Joburg mayor resigns

 ·13 Aug 2024

After weeks of mounting pressure, Johannesburg mayor Kabelo Gwamanda has resigned after serving a year and four months in the seat.

In a statement released on 13 August, Gwamanda said he had submitted his resignation to the council speaker, Margaret Arnolds.

The resignation will be effective from a date to be determined by the council speaker, after which a new executive mayor will be elected by council.

Gwamanda was the ninth mayor of the country’s economic powerhouse since the 2016 local government election—and the fifth since 2021.

“As the youngest mayor of Johannesburg, I am humbled by the opportunity to have led this City and to have stabilised it financially and administratively following the collapse of the multiparty coalition government,” said Gwamanda, adding that he would “continue to serve the people of Johannesburg as a councillor.”

His resignation follows mounting pressure from those within his coalition, opposition parties, and civil society.

For over a year, the City of Johannesburg—which has a highly fragmented council—has been led by a coalition comprising the ANC, Economic Freedom Fighters (EFF), Patriotic Alliance (PA), and other smaller parties.

The appointment of Gwamanda, a member of the Al Jama-ah party, which has only three seats in the council, was a compromise between the ANC and the EFF after the parties could not agree on who would lead the City.

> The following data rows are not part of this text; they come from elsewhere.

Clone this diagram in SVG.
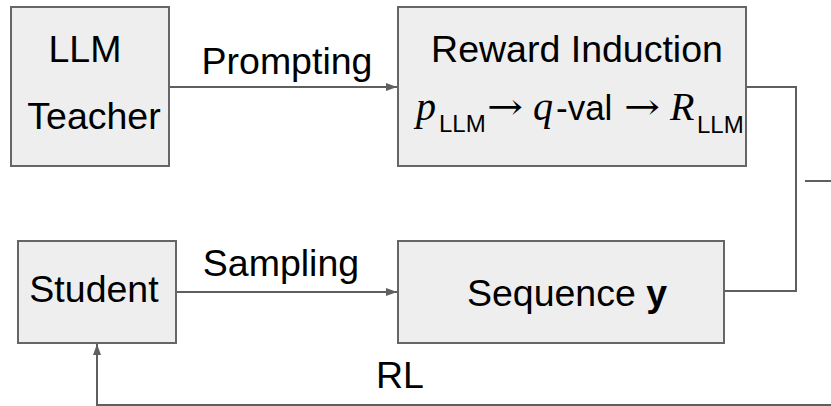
<svg xmlns="http://www.w3.org/2000/svg" width="831" height="406" viewBox="0 0 831 406">
<style>
.box{fill:#eeeeee;stroke:#666666;stroke-width:2}
.conn{fill:none;stroke:#5f5f5f;stroke-width:2}
.t{font-family:"Liberation Sans",Arial,Helvetica,sans-serif;font-size:37.5px;fill:#000}
.v{font-family:"Liberation Sans",Arial,Helvetica,sans-serif;font-size:35px;fill:#000}
.m{font-family:"Liberation Serif","DejaVu Serif",serif;font-style:italic;font-size:40px;fill:#000}
.ar{font-family:"DejaVu Serif","Liberation Serif",serif;font-size:36px;fill:#000}
.sub{font-family:"Liberation Sans",Arial,sans-serif;font-size:24px;fill:#000}
</style>
<defs>
<marker id="ah" markerUnits="userSpaceOnUse" markerWidth="12" markerHeight="9" refX="11" refY="4" orient="auto">
<path d="M0,0 L11,4 L0,8 Z" fill="#5f5f5f"/>
</marker>
</defs>
<g id="connectors">
<line class="conn" x1="169" y1="87" x2="397" y2="87" marker-end="url(#ah)"/>
<polyline class="conn" points="746,87 796,87 796,291 724,291"/>
<line class="conn" x1="176" y1="292" x2="397" y2="292" marker-end="url(#ah)"/>
<polyline class="conn" points="831,405 97,405 97,344" marker-end="url(#ah)"/>
<line class="conn" x1="805" y1="181" x2="831" y2="181"/>
<text class="t" x="287" y="74" text-anchor="middle">Prompting</text>
<text class="t" x="281" y="276" text-anchor="middle">Sampling</text>
<text class="t" x="400" y="388" text-anchor="middle">RL</text>
</g>
<g id="teacher">
<rect class="box" x="11" y="7" width="158" height="159"/>
<text class="t" x="85" y="62" text-anchor="middle">LLM</text>
<text class="t" x="94" y="129" text-anchor="middle">Teacher</text>
</g>
<g id="reward">
<rect class="box" x="398" y="7" width="348" height="159"/>
<text class="t" x="577" y="62" text-anchor="middle">Reward Induction</text>
<text class="m" x="416" y="120">p</text>
<text class="sub" x="439" y="132">LLM</text>
<text class="ar" x="487" y="119" textLength="36" lengthAdjust="spacingAndGlyphs">→</text>
<text class="m" x="533" y="120">q</text>
<text class="v" x="556" y="120">-val</text>
<text class="ar" x="624" y="119" textLength="36" lengthAdjust="spacingAndGlyphs">→</text>
<text class="m" x="670" y="120">R</text>
<text class="sub" x="697" y="133">LLM</text>
</g>
<g id="student">
<rect class="box" x="18" y="241" width="158" height="102"/>
<text class="t" x="94" y="302" text-anchor="middle">Student</text>
</g>
<g id="sequence">
<rect class="box" x="398" y="241" width="326" height="102"/>
<text class="t" x="567" y="306" text-anchor="middle">Sequence <tspan font-weight="bold">y</tspan></text>
</g>
</svg>
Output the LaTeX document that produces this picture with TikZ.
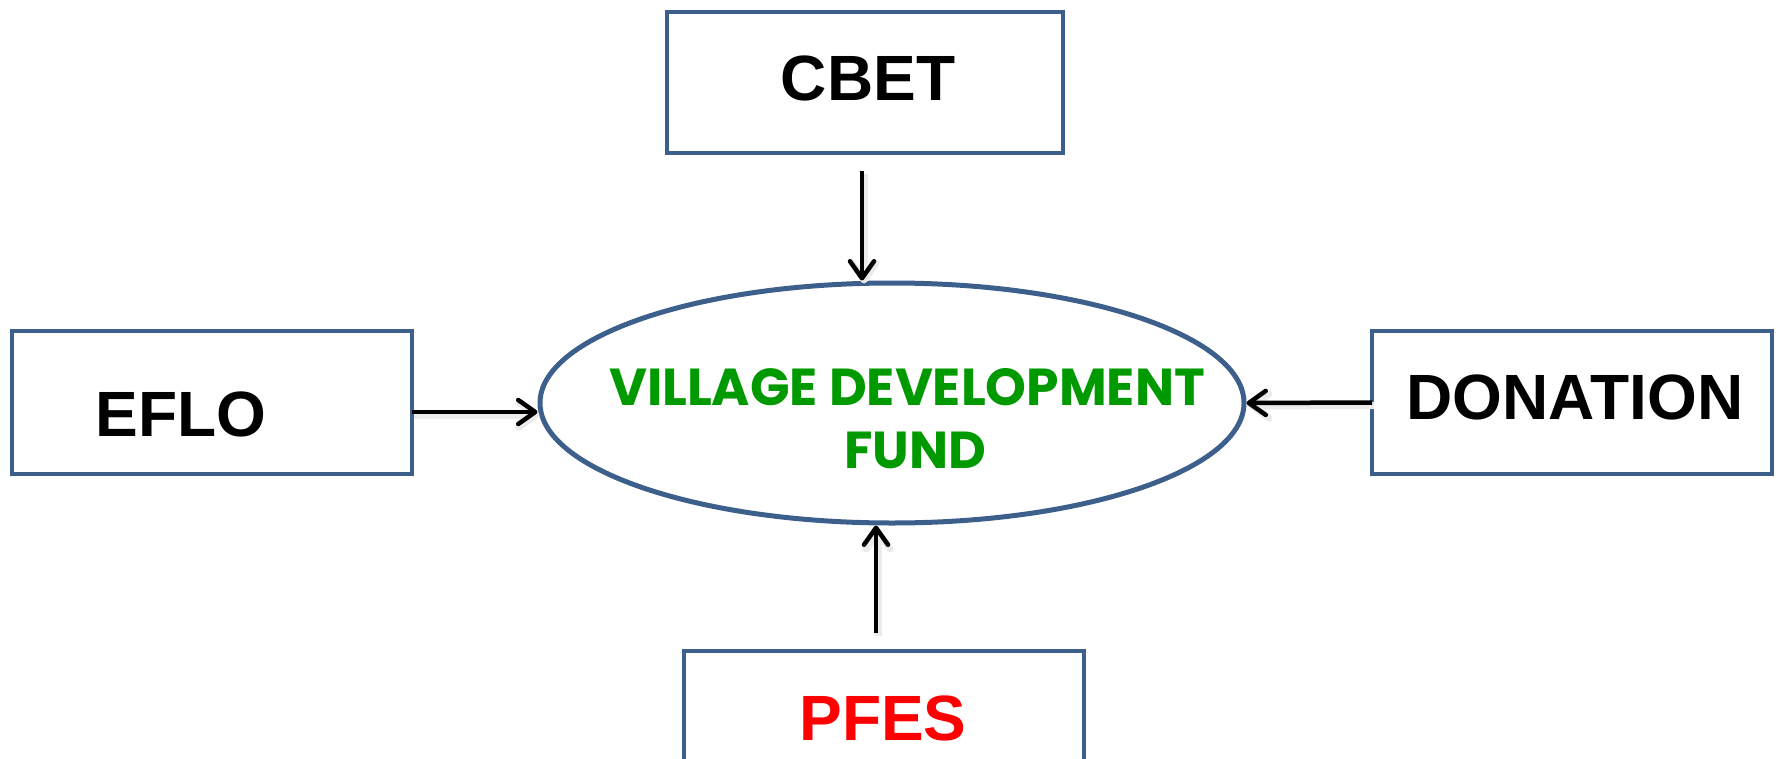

The ANC holds the most seats, with 91 councillors, the DA has 71 seats, and ActionSA has 44 seats, making it the third-biggest party in the Johannesburg Council. The EFF is the fourth-biggest Johannesburg party, with 29 seats.

Most recently, the Johannesburg Crisis Alliance, made up of numerous civil society organisations, demanded Gwamanda’s resignation, citing “inadequate leadership amidst a worsening governance crisis” in the country’s economic hub.

This put the ANC, who had once been avid backers of Gwamanda, in an awkward situation.

President Cyril Ramaphosa said on 4 August that the failure of governance in metros like Johannesburg significantly contributed to his ANC’s steep electoral decline in the 29 May national and provincial elections. 

This has prompted the party to look at alternatives for a ‘stable government.

With local government elections just over two years away, the ANC is itching to get back into the mayoral seat.

The ANC in Joburg has been engaging with parties on the opposition benches, including ActionSA, to support it in regaining control of the council.

ActionSA agreed, on condition that (among others) Gwamanda is shown the door.

Al Jama-ah has long slammed the pressure from the ANC.

Al Jama-Ah leader Genief Hendricks said that he agrees in principle with the ANC’s proposal that the party with the most seats should govern Joburg and decide on the mayor and the composition of the executive committee.

However, he noted that the ANC was unable to present a candidate that had the support of all nine members of the coalition of smaller parties, which led to the election of two consecutive Al Jama-ah mayors (Thapelo Amad resigned ahead of Gwamanda’s appointment).

However, mounting pressure from his once firmest supporters has seen Gwamanda throw in the towel.

“My story is one I am hopeful will continue to inspire many an African child from our city that against deprivation, isolation, social and political exclusion and with the absence of friends and peers in the corporate and media hierarchy, one can live and rise on the noble cause of changing the conditions of the poor,” said Gwamanda. 

The ANC’s regional chairperson and finance MMC Dada Morero is poised to take over the reins.